Estamos aún en el Año de la Fe, que finalizará en la solemnidad de Jesucristo Rey del Universo. Son días que podemos aprovechar para alcanzar los propósitos que nos marcó el Papa Benedicto XVI al convocarlo: afianzar nuestra fe en lo que creemos y disponernos para dar testimonio de ello en nuestro mundo. Aún tenemos la oportunidad de ganar las indulgencias que la Iglesia ofrece con motivo de este año. En cada diócesis han fijado unos días y requisitos y es bueno aprovechar la oportunidad que se nos ofrece.

Un tema importante de nuestra fe es que la salvación nos viene por Jesucristo. San Pablo en la primera lectura, de la hermosa carta a los romanos, señala que tanto los gentiles como los judíos necesitan de la fe para la salvación. Esta sólo se encuentra en Cristo Jesús. Al inicio de su carta había mostrado la necesidad que tenían los gentiles de la fe. Ahora muestra que también los judíos la necesitan. Algunos podían caer en la tentación del orgullo. Podían pensar que como ellos cumplían con lo que mandaba la Ley de Moisés, con sus obras ya quedaban justificados. Y san Pablo recuerda que las obras sin la fe no valen nada, porque la salvación nos la ofrece el Señor con la gracia.

Este es un tema que no ha dejado de generar polémica a lo largo de la historia y en el que puede no resultar fácil encontrar el adecuado equilibrio. Pero se podría simplificar así: yo no puedo salvarme solo. Necesito que Dios me ofrezca su gracia. Sólo por su amor se me pueden perdonar los pecados y puedo entrar en la vida eterna. La salvación que Jesús me da es verdadera y produce un efecto en mi persona. Claro que es necesario que yo acoja lo que Dios me da. Ahora bien, como la gracia supone una verdadera transformación de mi persona, puedo realizar las obras propias del cristiano. La fe, de suyo es operativa. Porque tenemos la certeza de que Dios nos ama y experimentamos su acción en nosotros somos llamados a imitar a Jesucristo mediante la práctica de las buenas obras. Oponer fe y obras no tiene sentido. Cuando miramos a los santos vemos que eran profundamente creyentes e incansablemente activos. Su fe en el Señor no les llevaba al quietismo, sino que les movía a responder al amor que Dios les había ofrecido.

Por la fe conocemos el amor que Dios nos tiene y, especialmente, nos damos cuenta de cómo nos ha amado Jesucristo entregando su vida por nosotros. Así la fe nos pone en contacto con el amor de Dios y nos impulsa a responder con agradecimiento amoroso a lo que nos ha dado.
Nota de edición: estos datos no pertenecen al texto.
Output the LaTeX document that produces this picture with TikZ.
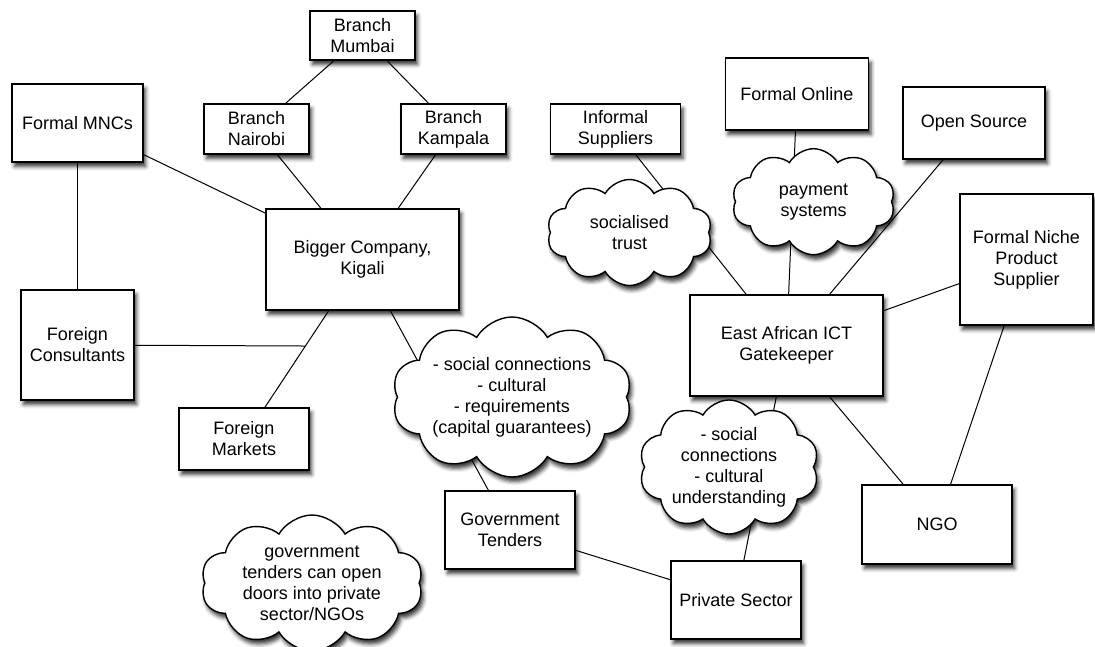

Las obras han de ser verdaderas. En el evangelio Jesús recrimina a quienes se conformaban con construir bellos mausoleos a los profetas, pero no les seguían cambiando sus vidas y poniendo en práctica sus enseñanzas. De manera que Jesús les acusa de ser cómplices de quienes asesinaron a aquellos profetas. Así, las obras nacen de un corazón contrito. Son nuestras, pero impulsadas por la fuerza del Señor. El domingo pasado, en la oración colecta rezábamos: “que tu gracia nos preceda y acompañe de manera que estemos siempre dispuestos a obrar el bien”.

Mirando a la Virgen María comprendemos mejor como la fe ha de modelar nuestra vida haciendo que estemos siempre disponibles para cumplir la voluntad de Dios.